Amadi stated that but for the special consideration to domestic electricity users, every consumer class in the NESI would have been affected by the tariff hike.

“The bottom-line is that tariff should have increased for everybody from January 1, 2015 going by the increase in the cost of doing business; increase in gas price and new loss levels but because of the commitment that NERC has made to ensure that consumers are not exposed further to increased cost until there is some improvement, we have frozen the increment for six months for residential consumer but they will administer their tariff to other consumers and residential consumers given special consideration,” he added.

Speaking on the reasons for the new hike in electricity rates, Amadi said: “There has been an ongoing, long-running review of the MYTO; basically, the tariff is reviewed every six months in what we call minor review. The minor review however coincided with a special review which is based on the fact that when the new owners took over, there was an agreement that there will be a review of the Aggregate Technical Commercial and Collection (ATC&C) losses.
“This is simply to say that the new owners bought their assets with an understanding with the Bureau of Public Enterprises (BPE) and which NERC recognised that when they come, they will have an opportunity to validate the losses level which the BPE projected and upon which they bought the assets.”

“The implication is that when they did the review and together with NERC it will be verified and use the loss level to get for them a much more reflective tariff because tariff is based on many factors which one of them is loss.
“So, if we had projected that the loss level in the industry is 30 per cent, it means that 30 per cent of revenue in the industry will be lost but if suddenly it becomes 50 per cent, the implication is that we have underpriced the losses and therefore the tariff will be reviewed,” he explained further.
He stated that there was a lack of credibility with the losses data that was put forward and an agreement was then reached for a new and independent studies.

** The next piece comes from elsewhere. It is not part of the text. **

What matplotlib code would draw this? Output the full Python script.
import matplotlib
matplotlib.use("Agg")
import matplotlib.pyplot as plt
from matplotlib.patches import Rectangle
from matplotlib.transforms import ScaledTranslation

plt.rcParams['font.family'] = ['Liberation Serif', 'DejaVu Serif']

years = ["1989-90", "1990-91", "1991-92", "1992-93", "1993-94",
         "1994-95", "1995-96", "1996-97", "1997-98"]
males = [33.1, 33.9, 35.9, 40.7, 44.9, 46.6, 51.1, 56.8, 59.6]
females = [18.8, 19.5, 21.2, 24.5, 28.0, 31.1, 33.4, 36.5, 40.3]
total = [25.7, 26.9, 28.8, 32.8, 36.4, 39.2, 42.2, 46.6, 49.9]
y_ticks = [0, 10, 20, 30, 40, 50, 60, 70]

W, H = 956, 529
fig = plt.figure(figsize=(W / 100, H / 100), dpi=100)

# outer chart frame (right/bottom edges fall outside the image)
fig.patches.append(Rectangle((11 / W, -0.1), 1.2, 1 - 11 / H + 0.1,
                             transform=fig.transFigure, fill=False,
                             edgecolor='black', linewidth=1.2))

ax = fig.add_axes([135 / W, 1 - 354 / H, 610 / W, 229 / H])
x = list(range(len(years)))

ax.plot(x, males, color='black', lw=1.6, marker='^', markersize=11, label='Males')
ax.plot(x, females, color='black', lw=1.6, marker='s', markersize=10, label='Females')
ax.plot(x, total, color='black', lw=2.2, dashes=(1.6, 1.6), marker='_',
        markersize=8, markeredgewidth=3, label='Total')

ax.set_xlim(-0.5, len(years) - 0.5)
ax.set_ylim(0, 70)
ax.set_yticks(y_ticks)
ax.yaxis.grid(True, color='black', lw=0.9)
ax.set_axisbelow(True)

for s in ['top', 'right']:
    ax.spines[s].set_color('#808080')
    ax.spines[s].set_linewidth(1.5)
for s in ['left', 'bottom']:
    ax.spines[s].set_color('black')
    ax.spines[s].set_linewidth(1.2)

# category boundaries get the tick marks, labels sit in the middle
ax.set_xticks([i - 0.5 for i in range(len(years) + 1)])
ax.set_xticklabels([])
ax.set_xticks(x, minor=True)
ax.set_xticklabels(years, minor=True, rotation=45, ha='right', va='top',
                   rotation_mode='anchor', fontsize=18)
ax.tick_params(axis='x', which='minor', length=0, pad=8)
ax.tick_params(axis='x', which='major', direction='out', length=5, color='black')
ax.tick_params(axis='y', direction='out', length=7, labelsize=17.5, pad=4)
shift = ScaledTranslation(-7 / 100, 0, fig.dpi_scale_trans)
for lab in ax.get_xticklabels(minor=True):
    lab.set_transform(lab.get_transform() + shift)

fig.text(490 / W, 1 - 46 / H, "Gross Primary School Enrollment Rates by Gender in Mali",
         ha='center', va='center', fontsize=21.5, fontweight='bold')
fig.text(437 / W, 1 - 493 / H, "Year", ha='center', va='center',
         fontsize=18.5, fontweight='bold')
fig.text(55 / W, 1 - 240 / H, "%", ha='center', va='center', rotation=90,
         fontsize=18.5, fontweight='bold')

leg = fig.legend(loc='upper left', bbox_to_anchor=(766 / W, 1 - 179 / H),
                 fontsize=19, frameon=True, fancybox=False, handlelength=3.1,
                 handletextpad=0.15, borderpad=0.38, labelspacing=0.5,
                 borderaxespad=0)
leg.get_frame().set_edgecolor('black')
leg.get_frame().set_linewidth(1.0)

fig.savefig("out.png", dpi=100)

“It was agreed that there was no need to argue and that when they come in, they conduct independent study of the loss levels and verify with NERC who will put it back through a special tariff review if the study is ascertained to be credible and that is why it is a special review and not our normal six months review because this is based on one of the recognition of the agreement that they have to confirm that losses are as we projected. The commission has now accepted those losses level and it is now ready to put it into the tariff.
The new tariff that is announced is a review of the MYTO to factor the losses that are now different based on verification and studies, factor the new price of gas which has changed; basically, those are the two major components for now,” he said.

He also noted that with the commencement of TEM, the interim rules initiated by the commission to initially guide the market’s operations will have to be negated and all operators expected to trade in accordance with terms in extant contracts.
The commission, Amadi added would now progressively hold electricity distribution, transmission, generation companies, as well as other market operators to the terms and conditions of their licences.

“It is expected that the take-off of MYTO-2 will bring about improved service delivery as distribution companies are now expected to implement their investment plans for metering and strengthen their networks in line with their bid documents,” the chairman stated.